In a related development, Shyam Telelink has also applied for mobile licences, also called Universal Access Service Licence, across the country.

Sistema, which was founded in 1993, is the largest private sector consumer services company in Russia. Sistema, along with its subsidiaries serve over 80 million consumers in Russia, the CIS and Eastern and Western Europe

(Source: Economic Times)

Wednesday, September 26, 2007

Canbank to sell 49% MF arm stake to Robeco

Canara Bank is transferring 49% in its mutual fund arm Canbank Investment Management Services (CIMS) to Netherlands-based Robeco, the asset management arm of Rabobank Group, today. The bank had signed an agreement in March with Robeco for selling the stake.

Canara Bank will retain 51% in its mutual fund arm after the stake sale. Subsequently, the bank will set up a joint venture, the bank informed BSE today.

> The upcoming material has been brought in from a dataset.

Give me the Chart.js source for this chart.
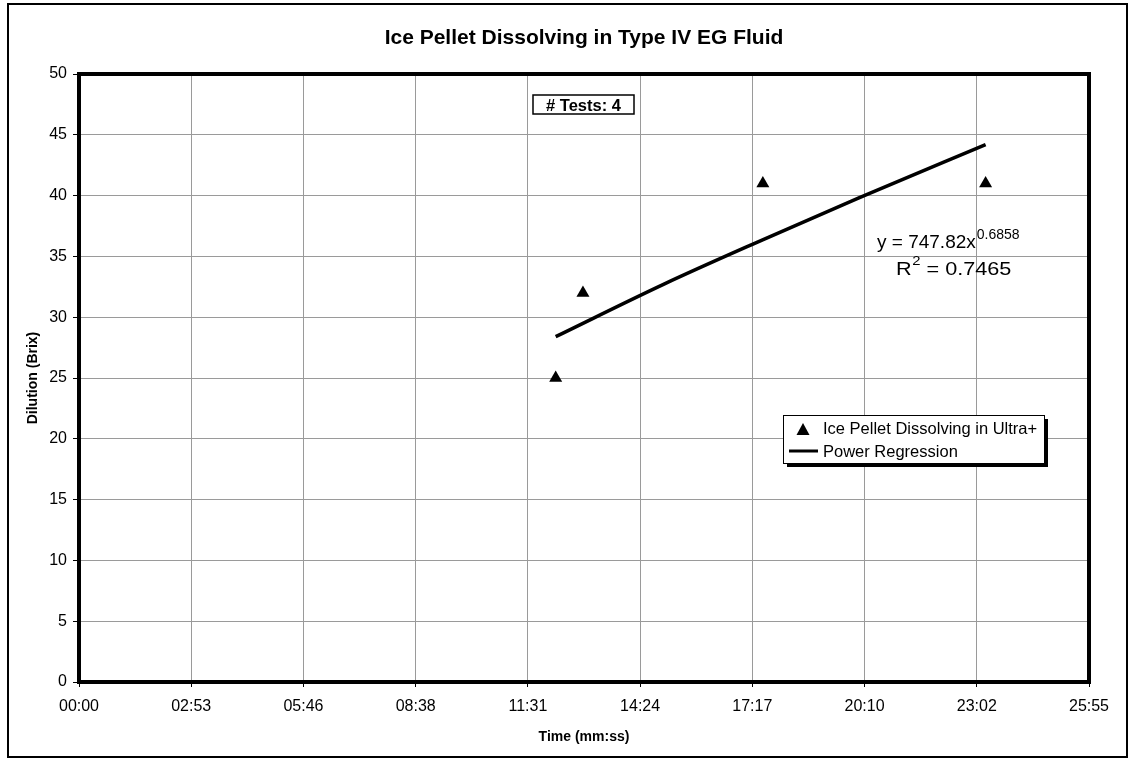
<!DOCTYPE html>
<html>
<head>
<meta charset="utf-8">
<script src="https://cdn.jsdelivr.net/npm/chart.js@4/dist/chart.umd.min.js"></script>
<style>
  html, body { margin: 0; padding: 0; background: #fff; }
  #wrap { width: 1134px; height: 759px; position: relative; }
</style>
</head>
<body>
<div id="wrap"><canvas id="c" width="1134" height="759"></canvas></div>
<script>
// ---- Data (time in seconds) ----
const TITLE = 'Ice Pellet Dissolving in Type IV EG Fluid';
const X_TITLE = 'Time (mm:ss)';
const Y_TITLE = 'Dilution (Brix)';
const SERIES_NAME = 'Ice Pellet Dissolving in Ultra+';
const TREND_NAME = 'Power Regression';

const pelletTimes = [734, 776, 1053, 1396];      // 12:14, 12:56, 17:33, 23:16
const pelletDilution = [25, 32, 41, 41];

const trendTimes = [734, 900, 1050, 1200, 1396];
const trendDilution = [28.4, 32.7, 36.3, 39.8, 44.2];

const xTickSeconds = [0, 172.8, 345.6, 518.4, 691.2, 864, 1036.8, 1209.6, 1382.4, 1555.2];
const xTickLabels = ['00:00', '02:53', '05:46', '08:38', '11:31', '14:24', '17:17', '20:10', '23:02', '25:55'];
const yTickValues = [0, 5, 10, 15, 20, 25, 30, 35, 40, 45, 50];

const EQUATION = 'y = 747.82x';
const EQ_EXP = '0.6858';
const R2_VALUE = ' = 0.7465';
const TESTS_LABEL = '# Tests: 4';

const FONT = '"Liberation Sans", Arial, sans-serif';

const decor = {
  id: 'decor',
  afterDatasetsDraw(chart) {
    const ctx = chart.ctx;
    const a = chart.chartArea;
    ctx.save();
    // plot border
    ctx.strokeStyle = '#000';
    ctx.lineWidth = 4;
    ctx.strokeRect(a.left, a.top, a.right - a.left, a.bottom - a.top);
    // outer border
    ctx.lineWidth = 2;
    ctx.strokeRect(8, 4, 1119, 753);

    ctx.fillStyle = '#000';
    // title
    ctx.font = 'bold 21px ' + FONT;
    ctx.textAlign = 'center';
    ctx.textBaseline = 'alphabetic';
    ctx.fillText(TITLE, (a.left + a.right) / 2, 44);

    // x title
    ctx.font = 'bold 14px ' + FONT;
    ctx.fillText(X_TITLE, (a.left + a.right) / 2, 741);

    // y title
    ctx.save();
    ctx.translate(37, (a.top + a.bottom) / 2);
    ctx.rotate(-Math.PI / 2);
    ctx.fillText(Y_TITLE, 0, 0);
    ctx.restore();

    // # Tests box
    ctx.fillStyle = '#fff';
    ctx.fillRect(533, 95, 101, 19);
    ctx.lineWidth = 1.5;
    ctx.strokeRect(533, 95, 101, 19);
    ctx.fillStyle = '#000';
    ctx.font = 'bold 16.5px ' + FONT;
    ctx.textAlign = 'center';
    ctx.fillText(TESTS_LABEL, 583.5, 110.5);

    // equation
    ctx.textAlign = 'left';
    ctx.font = '19px ' + FONT;
    ctx.fillText(EQUATION, 877, 248);
    let w = ctx.measureText(EQUATION).width;
    ctx.font = '14px ' + FONT;
    ctx.fillText(EQ_EXP, 877 + w + 1, 239);

    // R² line (slightly widened like the reference)
    ctx.save();
    ctx.translate(896, 275);
    ctx.scale(1.14, 1);
    ctx.font = '19px ' + FONT;
    ctx.fillText('R', 0, 0);
    let wr = ctx.measureText('R').width;
    ctx.font = '13px ' + FONT;
    ctx.fillText('2', wr + 0.5, -10);
    let w2 = ctx.measureText('2').width;
    ctx.font = '19px ' + FONT;
    ctx.fillText(R2_VALUE, wr + w2 + 0.5, 0);
    ctx.restore();

    // legend
    const lx = 783, ly = 415, lw = 261, lh = 48;
    ctx.fillStyle = '#000';
    ctx.fillRect(lx + 4, ly + 4, lw, lh);
    ctx.fillStyle = '#fff';
    ctx.fillRect(lx, ly, lw, lh);
    ctx.lineWidth = 1;
    ctx.strokeStyle = '#000';
    ctx.strokeRect(lx + 0.5, ly + 0.5, lw, lh);
    // triangle marker
    ctx.fillStyle = '#000';
    ctx.beginPath();
    ctx.moveTo(803, 423);
    ctx.lineTo(809.5, 435);
    ctx.lineTo(796.5, 435);
    ctx.closePath();
    ctx.fill();
    // line marker
    ctx.lineWidth = 3;
    ctx.beginPath();
    ctx.moveTo(789, 451);
    ctx.lineTo(818, 451);
    ctx.stroke();
    ctx.font = '16.5px ' + FONT;
    ctx.textBaseline = 'middle';
    ctx.fillText(SERIES_NAME, 823, 429);
    ctx.fillText(TREND_NAME, 823, 452);
    ctx.restore();
  }
};

new Chart(document.getElementById('c'), {
  type: 'scatter',
  data: {
    datasets: [
      {
        label: SERIES_NAME,
        data: pelletTimes.map((t, i) => ({ x: t, y: pelletDilution[i] })),
        pointStyle: 'triangle',
        pointRadius: 7.5,
        pointHoverRadius: 7.5,
        backgroundColor: '#000',
        borderColor: '#000',
        borderWidth: 0,
        showLine: false
      },
      {
        label: TREND_NAME,
        data: trendTimes.map((t, i) => ({ x: t, y: trendDilution[i] })),
        showLine: true,
        pointRadius: 0,
        borderColor: '#000',
        borderWidth: 3.5,
        cubicInterpolationMode: 'monotone',
        fill: false
      }
    ]
  },
  options: {
    responsive: false,
    animation: false,
    devicePixelRatio: 1,
    layout: { padding: { top: 74, right: 45, left: 0, bottom: 0 } },
    plugins: { legend: { display: false }, title: { display: false }, tooltip: { enabled: false } },
    scales: {
      x: {
        type: 'linear',
        min: 0,
        max: 1555.2,
        afterBuildTicks: s => { s.ticks = xTickSeconds.map(v => ({ value: v })); },
        afterFit: s => { s.height = 77; },
        ticks: {
          autoSkip: false,
          maxRotation: 0,
          color: '#000',
          padding: 10,
          font: { family: FONT, size: 16 },
          callback: (v, i) => xTickLabels[i]
        },
        grid: { color: '#9a9a9a', lineWidth: 1, tickColor: '#000', tickLength: 5, drawTicks: true },
        border: { display: false }
      },
      y: {
        min: 0,
        max: 50,
        afterBuildTicks: s => { s.ticks = yTickValues.map(v => ({ value: v })); },
        afterFit: s => { s.width = 79; },
        ticks: {
          color: '#000',
          padding: 6,
          font: { family: FONT, size: 16 },
          callback: v => String(v)
        },
        grid: { color: '#9a9a9a', lineWidth: 1, tickColor: '#000', tickLength: 6, drawTicks: true },
        border: { display: false }
      }
    }
  },
  plugins: [decor]
});
</script>
</body>
</html>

(Source: Business Standard

Fidelity buys 10 pct stake in BAG Films

Fund manager Fidelity International has picked up a 10 percent stake in BAG Films & Media Ltd through issue of fresh equity shares, the Economic Times reported on Tuesday.

The deal is valued at 500-600 million rupees, it said, quoting investment banking sources.

BAG Films Managing Director Anurradha Prasad, when contacted, declined to comment.

The company's board is meeting on Tuesday afternoon to consider preferential issue of shares and warrants.

(Source: Reuters)

Indiastar Fund picks up 18.5% stake in IOL Chem

The $2-billion Indiastar (Mauritius) fund, foreign private equity investor, has picked up an 18.5 per cent equity stake in Punjab-based IOL Chemicals and Pharmaceuticals Ltd (formerly known as Industrial Organics Ltd), a leading manufacturer of industrial chemicals and bulk drugs in the country.

IOL Chemicals and Pharmaceuticals Ltd, based out of Ludhiana-Punjab, manufacturers and exportersindustrial chemicals, organic chemicals and drugs like Glacial Acetic Acid, Ethyl Acetate, Acetic Anhydride, Ibuprofen.

The company has completed the expansion of its capacities of acetic acid to 50,000 TPA, Ethyl Acetate to 33,000 TPA, Acetic Anhydride to 12,000 TPA and Ibuprofen to 3,600 TPA. The company has also put up a 4Mw cogeneration power plant for captive consumption.

The company is also going in for expansion of Rs180 crores to be funded partly by aforesaid securities, debt from financial institutions and internal accruals.

The company would further expand Ibuprofen capacity to meet the growing export demand. Currently, it is exporting its finished products mainly in South Asian countries.

The major customers for the company include United Phosphorus Ltd, Rallis India Limited, Ranbaxy Laboratories Limited, Nector Life Science Limited etc .

IOLCP is also exporting products to countries such as Bangladesh, Dubai, Libya, Lebanon, Thailand, Syria & Singapore.

(Source: Business Standard)

Gremach acquires 75% stake in 11 coal mines in Mozambique

Gremach Infrastructure Equipments & Projects shares soar 5 per cent on news that the company has taken 75 per cent controlling stake in 11 coal mine licenses in Mozambique aggregating 13,520 hectares in Moatize.

“This region falls in Karoo basin which is recognized as prime hard coking coal bearing area in Africa. There is a global shortage and crisis of hard coking coal and this will add huge value to the profitability of the company,” Gremach said in a notice to BSE.

Gremach plans to begin prospecting the area in October, which will be completed by mid 2008. The licenses have been purchased from Mozambique’s Osho Mozambique Coal Mining Limitada.

"These 11 licences are very close to existing Companhia Vale do Rio Doce mines and few of them have common boundary with CVRD licences where hard prime coking coal has already been found. These strategic acquisitions will make Gremach one of the most important players in prime hard coking coal mine in the world," Rishi Raj Agarwal, MD of the company said.